Call me a cynical soul if you like, but I never trust hyperbole.

Especially when it is from the mouth of a rock n roll band.

Somewhere, I’ll guarantee, there’s an interview with Axl Rose from before “Chinese Democracy” came out. And I’ll bet he said something like: “yeah, this is the best thing I’ve ever done.”

Now, I’d seen Craig Finn – the genius behind The Hold Steady – in the run up to their London Weekender in the Spring, and he said that the band had never sounded better. Ok, you can roll your eyes if you like, but this is The Hold Steady.
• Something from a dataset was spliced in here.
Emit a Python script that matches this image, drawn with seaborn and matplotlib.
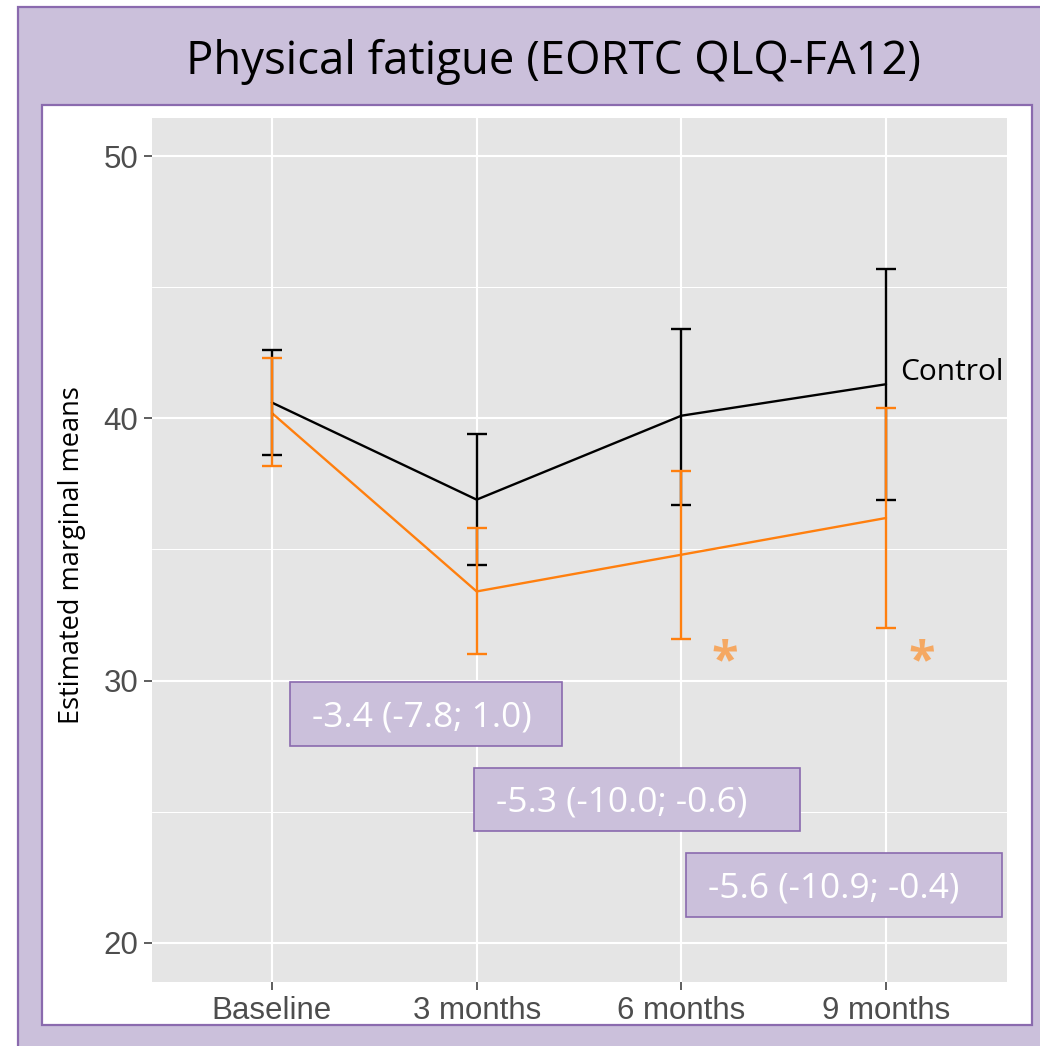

They don’t sound like anyone else for one thing, and when you’ve got a body of work like theirs, his opinion sort of demands respect.

Then, one Saturday in March, I saw them. I saw the second of those Weekender gigs. I have been going to concerts since 1991. That night is right in the top ten of all time. The boy Finn, you know, he’s got a point.

Two disclaimers are due at this juncture: 1) The Hold Steady are one of my favourite bands. There’s no point in denying. 2) The first time I heard THS, I didn’t like them.

A mate of mine handed me a CD about 15 years ago. “I love these,” he said. “Meh” said me. Or words to that affect anyway, and it wasn’t till a year or so after that I got it, and with THS, if you get it, you really get it.

Acquired taste? Maybe. Partly because Finn doesn’t deliver the songs like anyone else does. Nor does he write songs like anyone else does.

Here’s a test. If you think the line “Wherever he goes, he always orders the usual. He likes to see what they’ll bring him” is one of the great pieces of poetry, this is the band for you.

That gem is on the first song here, “Denver Haircut”, on which they bottle what you might like to call the “classic” Hold Steady sound. Lyrics that refer to Metallica – twice – and a six-piece band all playing something disparate, yet coming up with something perfect.

“Epaulets” (and at the risk of sounding stupid I had to Google what the word meant….) adds some “doo-wop” backing vocals just for fun and keyboards man, Franz Nicolay (making his return to studio work with the band) excels.

“You Did Good, Kid” begins with drums and glockenspiel and you don’t know how it works, it just does. The words, too, are clever, and ok, as much as I rail against those lazy Springsteen comparisons that people trot out when talking about the band, I’ll embrace them on “Traditional Village”.

“Blackout Sam” is something closer to Finn’s solo work, but its end of the night soul flavour is lugubriously brilliant. “Entitlement Crew”  – one of the new tunes that were played back in the Spring – has rehashed their “Your Little Hoodrat Friend” era work, and really, does anyone do these tales of people watching better?

“T Shirt Tux” does bluesy garage rock, but entirely in keeping with the style of the band, while “Star 18” rhymes “caught in a mosh” with “Peter Tosh” which would be good enough to get a Nobel Prize for literature if I had my way. More pertinently, it sounds like it should have been on the Pkew Pkew Pkew album “Optimal Lifestyles” – but who influenced who here is a kind of moot point.

“Stove And The Toaster” does the thing Tad Kubler often does and rips a solo out of nowhere, while it also tells half a story and allows you to fill in the blanks, and the chugging, horn-drenched “Confusion In The Marketplace” lives and dies on its metronomic drums as Bobby Drake takes centre stage. It is also catchier than it has any right to be.

So, was Finn right? Does the band sound better than ever? Look, “Thrashing Thru The Passion” is stunning, it really is. It’s as simple as this really. If you like a band that doesn’t sound like any other, but still understands rock and punk history, then The Hold Steady are right here. This is their first record for five years, but it’s their best in a lot longer than that. And, if you like, you can believe that.